Sunday, Sept. 30, 2007 | 6:59 a.m.
Karen Nicholson and Bonnie Edwards say it's time to tell the truth about a clinic that was supposed to serve the medically underserved residents of rural Pahrump.
They say they are indignant because their former boss, Dr. Nutan Parikh, profited by hiring foreign doctors ostensibly to work full time at his Pahrump clinic - and then neglected the underserved patients by shifting the doctors to more lucrative tasks in Las Vegas.
The doctors were hired under a government program that allows foreign doctors who come to the United States for their residency to stay if they work in areas declared by the federal government to have a shortage of physicians. Pahrump, about 60 miles west of Las Vegas, is such a place.
In the past, government officials loosely monitored the employers and foreign doctors to ensure they're working at least 40 hours a week in the underserved areas. But the four foreign doctors working for Parikh from 1998 to 2003 were never full time in Pahrump, Nicholson and Edwards said. Furthermore, the women say they were repeatedly ordered by their office manager to lie about the doctors' whereabouts.
The Pahrump office is one of four clinics owned by Parikh under the name Las Vegas Cancer Center. Two of Parikh's other clinics are in Las Vegas, and one is in Kingman, Ariz.
Edwards worked at Las Vegas Cancer Center for 14 years, in capacities that included handling billing and appointments, until she left in 2003. Nicholson was the lone full-time employee in the Pahrump office from 1999 to 2002. Both women say none of the four J-1 doctors hired by Parikh during their tenure worked the required 40-hour-a-week shifts in Pahrump.
They provided office memos to the Sun that, they say, were prepared by office manager Karen Konie and that outlined various ways office personnel could explain the absence of a J-1 doctor in case inquiries were made by patients - or state or federal authorities.
The most recent J-1 doctor who worked for Parikh left recently. He was a cancer specialist who worked at the Pahrump clinic only on Mondays and Wednesdays and did not accept non-cancer primary-care appointments, according to an office receptionist queried by the Sun. If that's true, the physician was violating the two most basic requirements of the J-1 program: that he work 40 hours and that he deliver primary care to the underserved area.

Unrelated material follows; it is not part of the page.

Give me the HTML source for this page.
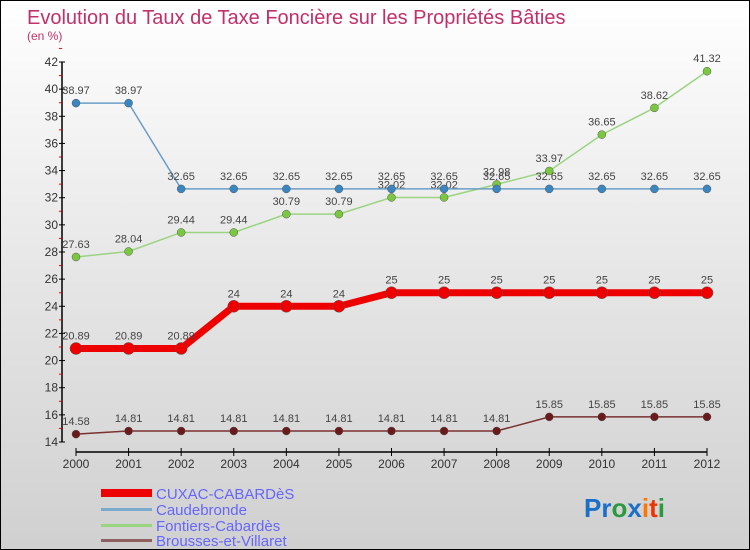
<!DOCTYPE html>
<html><head><meta charset="utf-8"><style>
html,body{margin:0;padding:0}
body{width:750px;height:550px;overflow:hidden;font-family:"Liberation Sans",sans-serif}
#wrap{position:relative;width:748px;height:548px;border:1px solid #000;background:linear-gradient(#ffffff,#e6e6e6 50%,#d0d0d0)}
</style></head><body>
<div id="wrap">
<svg id="chart" width="748" height="548" style="position:absolute;left:0;top:0">
<text x="26" y="23" font-size="20" fill="#c0306a">Evolution du Taux de Taxe Foncière sur les Propriétés Bâties</text>
<text x="26" y="39" font-size="12" fill="#c0306a">(en %)</text>
<g id="axes"></g><g id="series"></g>
<g>
<rect x="100" y="488" width="51" height="8" fill="#ee0000"/>
<text x="155" y="498" font-size="15" fill="#6666ff">CUXAC-CABARDèS</text>
<rect x="100" y="507" width="51" height="3" fill="#7aaacc"/>
<text x="155" y="514" font-size="15" fill="#6666ff">Caudebronde</text>
<rect x="100" y="523" width="51" height="3" fill="#9ad480"/>
<text x="155" y="530" font-size="15" fill="#6666ff">Fontiers-Cabardès</text>
<rect x="100" y="538" width="51" height="3" fill="#906060"/>
<text x="155" y="545" font-size="15" fill="#6666ff">Brousses-et-Villaret</text>
</g>
<g font-size="26" font-weight="bold">
<text x="583" y="516"><tspan fill="#1a70c8">Pr</tspan><tspan fill="#2a9a40">o</tspan><tspan fill="#1a70c8">x</tspan><tspan fill="#ff7700">i</tspan><tspan fill="#ee3300">t</tspan><tspan fill="#2a9a40">i</tspan></text>
</g>
</svg>
</div>
<script>
const years=[2000,2001,2002,2003,2004,2005,2006,2007,2008,2009,2010,2011,2012];
const cuxac=[20.89,20.89,20.89,24,24,24,25,25,25,25,25,25,25];
const caudebronde=[38.97,38.97,32.65,32.65,32.65,32.65,32.65,32.65,32.65,32.65,32.65,32.65,32.65];
const fontiers=[27.63,28.04,29.44,29.44,30.79,30.79,32.02,32.02,32.98,33.97,36.65,38.62,41.32];
const brousses=[14.58,14.81,14.81,14.81,14.81,14.81,14.81,14.81,14.81,15.85,15.85,15.85,15.85];
const yTicks=[14,16,18,20,22,24,26,28,30,32,34,36,38,40,42];
const NS='http://www.w3.org/2000/svg';
const X=v=>75+(v-2000)*(706-75)/12;
const Y=v=>441-(v-14)*(441-61)/28;
function el(t,a,p){const e=document.createElementNS(NS,t);for(const k in a)e.setAttribute(k,a[k]);p.appendChild(e);return e;}
const ax=document.getElementById('axes');
const yl=el('line',{x1:61,y1:Y(42),x2:61,y2:Y(14),stroke:'#000','stroke-width':1.5},ax);


const xl=el('line',{x1:X(2000),y1:451,x2:X(2012),y2:451,stroke:'#000','stroke-width':1.5},ax);


yTicks.forEach(t=>{
  el('line',{x1:58,y1:Y(t),x2:64,y2:Y(t),stroke:'#000'},ax);
  el('line',{x1:58,y1:Y(t+1),x2:61,y2:Y(t+1),stroke:'#e00'},ax);
  const tx=el('text',{x:57,y:Y(t)+4,'font-size':12,'text-anchor':'end',fill:'#333'},ax);
  tx.textContent=t;
  
  
});
years.forEach(y=>{
  el('line',{x1:X(y),y1:447,x2:X(y),y2:455,stroke:'#000'},ax);
  const tx=el('text',{x:X(y),y:467,'font-size':12,'text-anchor':'middle',fill:'#333'},ax);
  tx.textContent=y;
  
  
});
const sg=document.getElementById('series');
function series(name,data,color,w,r,fill){
  const g=el('g',{},sg);
  
  
  const pl=el('polyline',{points:data.map((v,i)=>X(years[i])+','+Y(v)).join(' '),fill:'none',stroke:color,'stroke-width':w},g);
  
  
  data.forEach((v,i)=>{
    const c=el('circle',{cx:X(years[i]),cy:Y(v),r:r,fill:fill,stroke:'#555','stroke-width':0.5},g);
    
    
    const t=el('text',{x:X(years[i]),y:Y(v)-9,'font-size':11,'text-anchor':'middle',fill:'#444'},g);
    t.textContent=String(v);
    
    
  });
}
series('brousses',brousses,'#7a3030',1.5,4,'#6a1a1a');
series('fontiers',fontiers,'#9ad480',1.5,4,'#7ac840');
series('caudebronde',caudebronde,'#6a9ec8',1.5,4,'#3a86c0');
series('cuxac',cuxac,'#ee0000',7,6,'#ee0000');
</script>
</body></html>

Parikh did not return calls from the Sun. When Konie was told of the complaints by Nicholson and Edwards, she replied: "Well that's not very sweet, is it?" but declined to further comment.
J-1 doctors were typically moved among Parikh's other clinics and various Las Vegas hospitals, according to Edwards and Nicholson. "Some patients got mad and went elsewhere," Nicholson said of the rural clientele. "They couldn't get in to be seen," because the clinic was restricted to cancer patients and the doctors were rarely there.
J-1 doctors assigned to Las Vegas Cancer Center in years past told the Sun they don't recall violating their visa terms.
Dr. Hari Deshpande, who now works in Connecticut, said he worked "pretty close" to 40 hours a week doing primary care and oncology in Pahrump, and spent an additional 40 hours a week at the other locations.
Dr. Kanchana Anand, who's now in Los Angeles, said there were days in Pahrump spent "twiddling our thumbs" to clock 40 hours a week because there were not enough patients. Then doctors would do hospital rounds in Las Vegas in the evening, she said.
Nicholson kept a copy of what she said were office instructions in Konie's handwriting instructing the staff on how to cover for a doctor's absence.
"If someone calls when he is not here, (say that) he is on a house call or over at another Drs office," the note said.
A set of typed office instructions from Konie refers to "the day" the foreign doctor is in the office, even though he should be there all week.
Nicholson and Edwards said the deception of covering for absent J-1 doctors in Pahrump came to a head when state health officials announced when they would visit to ensure the J-1 doctors were complying with regulations.
Nicholson said patients had been scheduled for morning appointments only , so they were rescheduled for the afternoon, when the state officials would be there, and other patients were urged to visit the clinic that day. Nicholson said she was instructed by Konie to fill the J-1 doctor's appointment book with the names of pharmaceutical representatives so it would appear he was busy Monday through Friday. Nicholson says she refused, so Konie filled in the schedule herself.
When the state health inspectors arrived at the appointed time, Nicholson said, Konie told them that current and past J-1 doctors spent at least 40 hours a week in the clinic - and that the current one was so dedicated he even came in on Saturdays.
"I think he did that one time," Nicholson said.
Nicholson left Parikh's practice several months later, and in October 2003 she and Edwards filed complaints with the Department of Homeland Security - Immigration and Customs Enforcement.
"I feel it is reprehensible that this kind of immigration fraud is going on," Nicholson wrote. "And I feel Dr. Parikh is not the only one in Las Vegas or in the rest of the United States who is defrauding the immigration service in this manner. An audit of the billing records will attest to this fraud."
They said there was no response to their complaints.